30. The apparatus of claim 29, wherein the blocking device further comprises a substantially flat second surface, the blocking device being capable of coupling to the rotary actuator so that when the blocking device is in the first position, the second surface is positioned in the path of travel of the high pressure cutting fluid to substantially disrupt the flow of the high pressure cutting fluid.

31. The apparatus of claim 30, wherein the second surface is located at the first end portion of the rod.

32. The apparatus of claim 30, wherein the second surface is located at the second end portion of the rod.

33. The apparatus of claim 29, wherein the first end portion of the blocking device further comprises at least one additional substantially flat surface positionable in the path of travel of the high pressure cutting fluid.

34. The apparatus of claim 29, wherein the first end of the blocking device has a substantially square cross-section.

35. An apparatus for controlling the flow of a stream of high pressure fluid used for cutting, the apparatus comprising:

(a) a housing;

(b) a blocking member supported by the housing, the blocking member having a substantially flat first surface;

(c) an actuator disposed within the housing, the actuator being coupled to the blocking member to selectively move the blocking member between a first position and a second position; and

(d) wherein the first surface of the blocking member is located in the path of travel of the high pressure cutting fluid when the blocking member is in the first position so that the first surface disrupts the flow of the high pressure cutting fluid, and the first surface of the blocking member is located out of the path of the high pressure cutting fluid when the blocking member is in the second position so that the first surface does not disrupt the flow of the high pressure cutting fluid;

36. The apparatus of claim 35, wherein the blocking member further comprises a substantially flat second surface opposite the first surface.

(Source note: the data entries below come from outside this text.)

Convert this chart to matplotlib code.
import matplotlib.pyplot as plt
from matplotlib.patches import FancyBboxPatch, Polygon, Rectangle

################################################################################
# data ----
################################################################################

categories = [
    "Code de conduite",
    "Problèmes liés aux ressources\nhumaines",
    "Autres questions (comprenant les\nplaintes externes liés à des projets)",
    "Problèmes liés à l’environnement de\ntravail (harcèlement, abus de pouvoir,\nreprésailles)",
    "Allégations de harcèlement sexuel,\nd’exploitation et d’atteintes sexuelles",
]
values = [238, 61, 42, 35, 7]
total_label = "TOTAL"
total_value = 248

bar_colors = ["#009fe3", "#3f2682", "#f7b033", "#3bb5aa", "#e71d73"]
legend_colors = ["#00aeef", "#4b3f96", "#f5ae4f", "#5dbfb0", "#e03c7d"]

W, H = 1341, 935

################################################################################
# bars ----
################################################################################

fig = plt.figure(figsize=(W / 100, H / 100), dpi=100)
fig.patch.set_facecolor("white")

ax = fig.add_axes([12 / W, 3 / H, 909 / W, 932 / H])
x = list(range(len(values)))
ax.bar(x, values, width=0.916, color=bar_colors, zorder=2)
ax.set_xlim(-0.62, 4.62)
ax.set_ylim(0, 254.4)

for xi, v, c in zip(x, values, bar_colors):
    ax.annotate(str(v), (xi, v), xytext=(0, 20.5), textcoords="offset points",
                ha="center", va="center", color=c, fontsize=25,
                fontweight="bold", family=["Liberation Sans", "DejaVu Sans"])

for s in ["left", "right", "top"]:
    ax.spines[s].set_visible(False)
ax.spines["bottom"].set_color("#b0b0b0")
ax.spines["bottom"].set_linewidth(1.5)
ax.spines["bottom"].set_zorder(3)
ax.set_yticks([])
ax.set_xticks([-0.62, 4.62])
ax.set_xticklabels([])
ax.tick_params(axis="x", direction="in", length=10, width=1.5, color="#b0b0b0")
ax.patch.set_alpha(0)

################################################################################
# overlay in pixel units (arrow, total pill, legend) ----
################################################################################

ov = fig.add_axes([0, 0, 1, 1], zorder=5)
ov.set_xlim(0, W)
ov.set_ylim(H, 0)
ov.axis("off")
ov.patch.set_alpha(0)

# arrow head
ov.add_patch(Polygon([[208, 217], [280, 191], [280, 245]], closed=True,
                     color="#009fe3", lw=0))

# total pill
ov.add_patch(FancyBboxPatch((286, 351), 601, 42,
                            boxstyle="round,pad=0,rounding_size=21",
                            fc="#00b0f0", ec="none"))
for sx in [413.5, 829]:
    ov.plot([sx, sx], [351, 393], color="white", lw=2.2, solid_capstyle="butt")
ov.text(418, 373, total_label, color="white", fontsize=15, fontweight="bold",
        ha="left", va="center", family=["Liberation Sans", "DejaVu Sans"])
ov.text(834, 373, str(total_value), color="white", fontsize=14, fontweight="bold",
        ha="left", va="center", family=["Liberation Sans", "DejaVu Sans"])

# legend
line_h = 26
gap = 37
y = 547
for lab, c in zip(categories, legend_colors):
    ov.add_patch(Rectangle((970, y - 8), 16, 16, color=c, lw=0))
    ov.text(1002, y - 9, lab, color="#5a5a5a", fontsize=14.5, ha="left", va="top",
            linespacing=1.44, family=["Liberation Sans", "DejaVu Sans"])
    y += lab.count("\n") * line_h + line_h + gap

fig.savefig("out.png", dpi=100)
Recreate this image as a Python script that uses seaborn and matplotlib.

37. The apparatus of claim 36, wherein the blocking member further comprises a substantially flat third surface and a substantially flat fourth surface opposite the third surface, the first, second, third, and fourth surfaces cooperating to define a portion of the blocking member having a substantially square cross-section.

38. A belt for conveying a first workpiece to have a pattern cut therein by one or more fluid jet cutters moving in one or more paths relative to the belt, the belt comprising:

(a) a first side edge;

(b) a second side edge opposite the first side edge; and

(c) a plurality of linking portions disposed between the first and second side edges, each of the plurality of linking portions being coupled to at least one other linking portion, said plurality of linking portions cooperating to define a plurality of apertures extending through the belt,

wherein at least some of the apertures have a size according to the proximity of the apertures relative to the path of the one or more fluid jet cutters.

39. The belt of claim 38, wherein apertures located intermediate the first and second side edges of the belt are larger than apertures located adjacent the first or second side edges.

40. The belt of claim 38, wherein at least some of the apertures have a size according to the number of fluid jet cutter paths located within a predetermined proximity to the apertures.

41. The belt of claim 38, wherein the apertures have a size according to an amount of cutting fluid emitted from the fluid jet cutters that impinges an area within a predetermined proximity of the apertures.